Nikki Davidson-Bowman is a multi media artist whose practice is primarily concerned with the printed word and evolves through playful experimentation, collecting, cutting, making, analysing, laughing, destroying, remaking, and removing. It is obsessive, meticulous & laborious. The work considers an ambiguous relationship with storytelling and the autobiographical. Informed by life, associations, the fanatical confessional elements of the media and the challenges that private and public personas present, Nikki says she tries to confront what is fact and what is fiction, attempting to provide some order out of chaos, be that externally or within. ‘The text is a fetish object and this fetish desires me.’(Roland Barthes, The Pleasure of the Text).

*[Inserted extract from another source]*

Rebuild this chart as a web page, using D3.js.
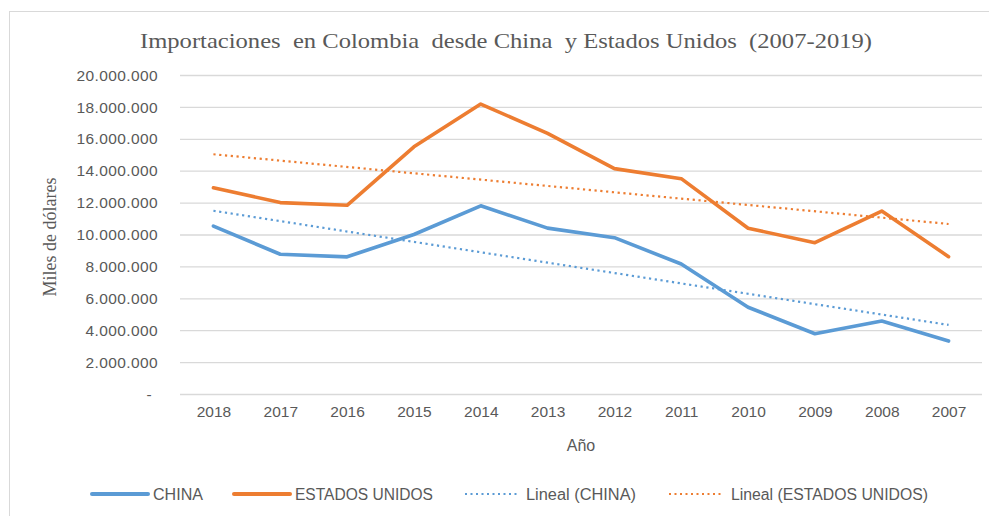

Lyn Dale is a conceptual artist who likes to make things … to cut and stitch; to twist and fold; to knead and mould. She has experimented with art and craft of many kinds over the years but the academic journey she began 5 years ago encouraged her to explore the concepts which now form the basis of her artistic practice. ‘Making’ has become a tool for thinking, rather than just an end product. Her work is centred around her personal experience of ‘living a life’, yet the topics she references (Comfort, Sanctuary, Luck, Friendship and Life Stories) are universal too.
Katy Oxborrow’s use of early earth pigment expresses a desire to retain connections with ancient philosophies and to acknowledge the ritual significance of organic materials. Katy says, “Combining a solid (earth) with liquid (oil) to create pure colour, is magical to me. I treat my organic materials as something living and respecting its importance as something that has grown from life” The cultural relevance of forgotten connections between land and people reflects the gradual dismembering of the worldview that once embodied Mother Earth and Katy uses paint as a way of communicating what we are losing by only looking forwards.

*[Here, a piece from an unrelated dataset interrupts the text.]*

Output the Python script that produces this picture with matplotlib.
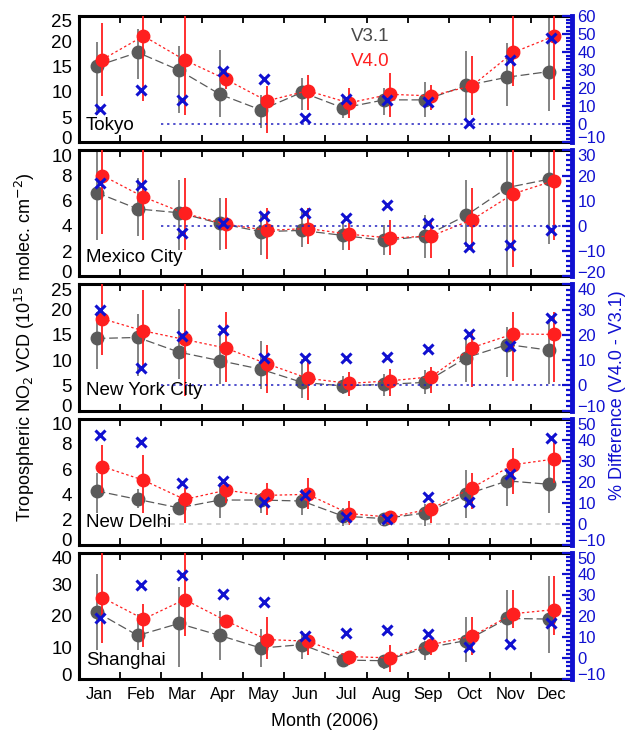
import matplotlib
matplotlib.use('Agg')
import matplotlib.pyplot as plt
from matplotlib.ticker import MultipleLocator, AutoMinorLocator, FixedLocator, NullFormatter, FixedFormatter
from matplotlib.transforms import ScaledTranslation
import numpy as np

plt.rcParams['font.family'] = ['Liberation Sans', 'DejaVu Sans']

months = ['Jan', 'Feb', 'Mar', 'Apr', 'May', 'Jun', 'Jul', 'Aug', 'Sep', 'Oct', 'Nov', 'Dec']
cities = ['Tokyo', 'Mexico City', 'New York City', 'New Delhi', 'Shanghai']

tokyo_v31 = [15.1, 17.8, 14.3, 9.5, 6.4, 9.9, 6.8, 8.4, 8.4, 11.25, 12.9, 14.0]
tokyo_v31_lo = [5.5, 12.5, 5.8, 5.1, 2.8, 6.4, 4.8, 5.5, 5.1, 4.5, 7.1, 6.1]
tokyo_v31_hi = [19.9, 22.5, 19.0, 18.3, 9.4, 12.7, 9.1, 10.7, 12.0, 18.0, 19.6, 26.0]
tokyo_v40 = [16.4, 21.05, 16.3, 12.5, 8.2, 10.2, 7.8, 9.5, 9.2, 11.2, 17.8, 21.05]
tokyo_v40_lo = [9.1, 8.1, 5.5, 10.6, 1.8, 6.4, 4.8, 5.1, 6.4, 5.5, 11.1, 8.4]
tokyo_v40_hi = [23.6, 27.0, 28.0, 14.5, 11.1, 13.4, 10.7, 13.7, 11.4, 17.0, 28.0, 27.0]
tokyo_diff = [8.5, 18.8, 13.3, 29.8, 25.2, 3.5, 14.0, 13.6, 12.3, 0.7, 35.7, 48.1]

mexico_v31 = [6.65, 5.35, 5.05, 4.2, 3.55, 3.65, 3.25, 2.85, 3.2, 4.85, 7.05, 7.7]
mexico_v31_lo = [2.9, 3.2, 2.1, 2.1, 1.7, 2.3, 2.1, 1.7, 1.5, 2.3, -0.3, 2.6]
mexico_v31_hi = [10.5, 7.8, 7.65, 6.2, 5.0, 5.4, 4.2, 4.1, 4.9, 7.65, 11.0, 11.0]
mexico_v40 = [8.0, 6.3, 5.0, 4.15, 3.65, 3.8, 3.35, 3.05, 3.2, 4.5, 6.55, 7.6]
mexico_v40_lo = [3.4, 2.9, 2.1, 2.2, 1.4, 2.6, 2.1, 1.7, 1.5, 2.1, 0.75, 2.9]
mexico_v40_hi = [11.0, 10.05, 7.8, 6.2, 5.4, 5.4, 4.2, 4.5, 4.5, 7.0, 11.0, 11.0]
mexico_diff = [17.0, 16.3, -2.7, 1.0, 3.9, 5.3, 3.3, 8.3, 1.0, -8.3, -7.4, -1.6]

nyc_v31 = [14.3, 14.5, 11.6, 9.9, 8.2, 5.6, 4.9, 5.2, 5.6, 10.5, 13.1, 12.0]
nyc_v31_lo = [8.3, 6.9, 6.3, 5.2, 4.2, 2.5, 3.2, 2.9, 3.2, 5.6, 6.6, 5.2]
nyc_v31_hi = [19.5, 19.2, 20.2, 15.8, 13.7, 10.3, 6.9, 7.3, 8.0, 14.8, 16.5, 18.2]
nyc_v40 = [18.2, 15.8, 14.1, 12.4, 9.3, 6.4, 5.4, 5.9, 6.7, 12.5, 15.2, 15.1]
nyc_v40_lo = [11.0, 8.0, 2.9, 5.6, 3.5, 2.2, 2.9, 2.9, 3.5, 4.6, 5.9, 5.6]
nyc_v40_hi = [26.0, 24.0, 25.3, 19.5, 13.1, 9.7, 7.6, 8.3, 8.6, 15.8, 19.5, 19.5]
nyc_diff = [30.0, 6.9, 19.5, 21.8, 10.7, 11.0, 10.7, 11.4, 14.4, 20.2, 15.7, 26.7]

delhi_v31 = [4.27, 3.6, 2.93, 3.55, 3.55, 3.47, 2.27, 2.08, 2.53, 4.0, 5.07, 4.8]
delhi_v31_lo = [2.5, 2.9, 2.4, 2.1, 2.5, 2.4, 1.5, 1.6, 1.5, 2.1, 3.1, 2.5]
delhi_v31_hi = [5.7, 4.4, 3.6, 4.9, 4.1, 4.4, 2.9, 2.5, 3.2, 5.9, 5.9, 6.8]
delhi_v40 = [6.2, 5.12, 3.6, 4.32, 3.92, 4.0, 2.48, 2.19, 2.85, 4.53, 6.35, 6.8]
delhi_v40_lo = [4.1, 2.5, 1.7, 3.3, 2.4, 2.8, 1.6, 1.6, 1.7, 2.8, 4.0, 4.9]
delhi_v40_hi = [7.9, 7.1, 4.5, 5.0, 4.9, 5.3, 3.5, 2.7, 3.3, 5.7, 7.7, 8.3]
delhi_diff = [42.0, 39.0, 19.6, 20.4, 10.3, 13.9, 3.0, 2.5, 12.8, 10.6, 23.7, 41.0]

shanghai_v31 = [21.2, 13.8, 17.6, 13.8, 9.8, 10.9, 6.0, 5.8, 9.8, 12.2, 19.2, 19.0]
shanghai_v31_lo = [9.2, 9.2, 3.8, 6.0, 3.8, 6.5, 3.8, 3.3, 6.0, 5.4, 12.0, 8.2]
shanghai_v31_hi = [33.2, 20.7, 29.3, 21.7, 15.8, 15.2, 8.2, 7.6, 12.0, 19.8, 28.3, 32.6]
shanghai_v40 = [25.8, 19.0, 25.2, 18.5, 12.5, 12.0, 7.1, 6.7, 10.9, 13.6, 20.7, 22.0]
shanghai_v40_lo = [11.4, 10.3, 13.6, 16.3, 6.5, 7.6, 4.3, 2.2, 7.6, 7.6, 16.3, 14.1]
shanghai_v40_hi = [42.0, 23.9, 42.0, 20.1, 19.6, 14.1, 8.2, 10.9, 12.0, 19.6, 28.3, 32.6]
shanghai_diff = [19.0, 34.6, 39.3, 30.3, 26.6, 10.5, 11.9, 13.1, 11.4, 5.4, 6.6, 16.4]

left_limits = [(0, 25), (0, 10), (0, 25), (0, 10), (0, 40)]
left_steps = [5, 2, 5, 2, 10]
right_limits = [(-10, 60), (-20, 30), (-10, 40), (-10, 50), (-10, 50)]

panels = [
    (tokyo_v31, tokyo_v31_lo, tokyo_v31_hi, tokyo_v40, tokyo_v40_lo, tokyo_v40_hi, tokyo_diff),
    (mexico_v31, mexico_v31_lo, mexico_v31_hi, mexico_v40, mexico_v40_lo, mexico_v40_hi, mexico_diff),
    (nyc_v31, nyc_v31_lo, nyc_v31_hi, nyc_v40, nyc_v40_lo, nyc_v40_hi, nyc_diff),
    (delhi_v31, delhi_v31_lo, delhi_v31_hi, delhi_v40, delhi_v40_lo, delhi_v40_hi, delhi_diff),
    (shanghai_v31, shanghai_v31_lo, shanghai_v31_hi, shanghai_v40, shanghai_v40_lo, shanghai_v40_hi, shanghai_diff),
]

label_y = [0.13, 0.15, 0.16, 0.18, 0.15]
zero_styles = [('#2020c0', (0, (1.5, 2.5))), ('#2020c0', (0, (1.5, 2.5))),
               ('#2020c0', (0, (1.5, 2.5))), ('#c8c8c8', (0, (3, 3))), None]

GREY = '#5a5a5a'
GREY_ERR = '#7a7a7a'
RED = '#ff1f1f'
BLUE = '#1010d0'

fig = plt.figure(figsize=(6.33, 7.32), dpi=100)
gs = fig.add_gridspec(5, 1, left=0.1248, right=0.9036, top=0.978, bottom=0.0724, hspace=0.0635)

xc = np.arange(12) + 0.5
off = 0.07

up = ScaledTranslation(0, 3.5 / 72, fig.dpi_scale_trans)
down = ScaledTranslation(0, -3.5 / 72, fig.dpi_scale_trans)


def nudge_edge_labels(axis, lims, right=False, top=True, bottom=True):
    locs = axis.get_majorticklocs()
    ticks = axis.get_major_ticks(len(locs))
    for t, loc in zip(ticks, locs):
        lbl = t.label2 if right else t.label1
        if bottom and np.isclose(loc, lims[0]):
            lbl.set_transform(lbl.get_transform() + up)
        elif top and np.isclose(loc, lims[1]):
            lbl.set_transform(lbl.get_transform() + down)


for i, (v31, lo31, hi31, v40, lo40, hi40, diff) in enumerate(panels):
    ax = fig.add_subplot(gs[i])
    ax.vlines(xc - off, lo31, hi31, color=GREY_ERR, lw=1.3, zorder=2)
    ax.plot(xc - off, v31, ls=(0, (7, 3)), color=GREY, lw=0.9, marker='o', ms=9,
            mfc=GREY, mec=GREY, zorder=3)
    ax.vlines(xc + off, lo40, hi40, color=RED, lw=1.3, zorder=4)
    ax.plot(xc + off, v40, ls=(0, (2, 2)), color=RED, lw=0.9, marker='o', ms=9,
            mfc=RED, mec=RED, zorder=5)
    ax.set_xlim(0, 12)
    ax.set_ylim(*left_limits[i])
    ax.yaxis.set_major_locator(MultipleLocator(left_steps[i]))
    ax.tick_params(axis='y', labelsize=13.5, length=0, pad=5)
    ax.xaxis.set_major_locator(FixedLocator(list(range(1, 12))))
    ax.xaxis.set_major_formatter(NullFormatter())
    ax.xaxis.set_minor_locator(FixedLocator(xc))
    if i == 4:
        ax.xaxis.set_minor_formatter(FixedFormatter(months))
    else:
        ax.xaxis.set_minor_formatter(NullFormatter())
    ax.tick_params(axis='x', which='major', direction='in', top=True, bottom=True,
                   length=5, width=1.3, color='black')
    ax.tick_params(axis='x', which='minor', length=0, labelsize=12, pad=6)
    for s in ['left', 'top', 'bottom']:
        ax.spines[s].set_linewidth(2.2)
    ax.spines['right'].set_visible(False)
    ax.text(0.014, label_y[i], cities[i], transform=ax.transAxes, fontsize=13.5,
            ha='left', va='center', zorder=6)
    nudge_edge_labels(ax.yaxis, left_limits[i])

    ax2 = ax.twinx()
    ax2.set_ylim(*right_limits[i])
    if zero_styles[i] is not None:
        c, ls = zero_styles[i]
        ax2.hlines(0, 2, 12, colors=c, linestyles=[ls], lw=1.1, zorder=1)
    ax2.plot(xc, diff, ls='none', marker='x', ms=7.5, mew=2.2, color=BLUE, zorder=6)
    ax2.yaxis.set_major_locator(MultipleLocator(10))
    ax2.yaxis.set_minor_locator(AutoMinorLocator(5))
    ax2.tick_params(axis='y', which='major', colors=BLUE, direction='in', length=7,
                    width=1.6, labelsize=12, pad=4)
    ax2.tick_params(axis='y', which='minor', colors=BLUE, direction='in', length=4, width=1.6)
    for s in ['left', 'top', 'bottom']:
        ax2.spines[s].set_visible(False)
    ax2.spines['right'].set_color(BLUE)
    ax2.spines['right'].set_linewidth(3.5)
    nudge_edge_labels(ax2.yaxis, right_limits[i], right=True, top=(i > 0))

    if i == 0:
        ax.text(0.59, 0.84, 'V3.1', transform=ax.transAxes, fontsize=13.5,
                color='#4a4a4a', ha='center', va='center')
        ax.text(0.59, 0.64, 'V4.0', transform=ax.transAxes, fontsize=13.5,
                color=RED, ha='center', va='center')

fig.text(25 / 633, 1 - 347 / 732,
         'Tropospheric NO$_2$ VCD (10$^{15}$ molec. cm$^{-2}$)',
         rotation=90, ha='center', va='center', fontsize=13)
fig.text(618 / 633, 1 - 395 / 732, '% Difference (V4.0 - V3.1)', rotation=90,
         ha='center', va='center', fontsize=13, color=BLUE)
fig.text(325 / 633, 1 - 721 / 732, 'Month (2006)', ha='center', va='center', fontsize=13)

fig.savefig('out.png', dpi=100)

Nicole Zaaroura is an artist based in St Leonards on Sea, working across photography, sound, moving image and installation, in both public and private locations. Her practice explores the nature of memory and encounter, of intimacy and distance, and concepts of trespass/parameter. She studied at St Martins (BA Fine Art) and Northumbria university (MA Fine Art) and has exhibited previously in the UK, Switzerland, Canada and Finland. Her current project, ‘A Barefoot Residency’, a six month residency at St Johns Church, St Leonards, is a continuing investigation and response to place, parameter, quiet and disquiet. Using performance as process within the space, she draws on ideas around gesture as memory/memory as gesture, and the order of remembering.
www.a-n.co.uk/artists_talking/projects/single/4421619
Julia Mitchell is a contemporary fine artist, whose work explores the fragile nature of life.
Her more recent works are memorials. Using ceramics and ice she creates visual and experiential installations. The ceramic pieces expand and turn to dust. The ice melts, creating its own lasting image. Both ceramics and ice together reflect the fragility of the human condition, and the inevitable process of decay. Julia continues to push the often unpredictable materials she uses to the edge, to create work that is honest, authentic and exploratory, working with them in very different ways in order to propel her ideas forward.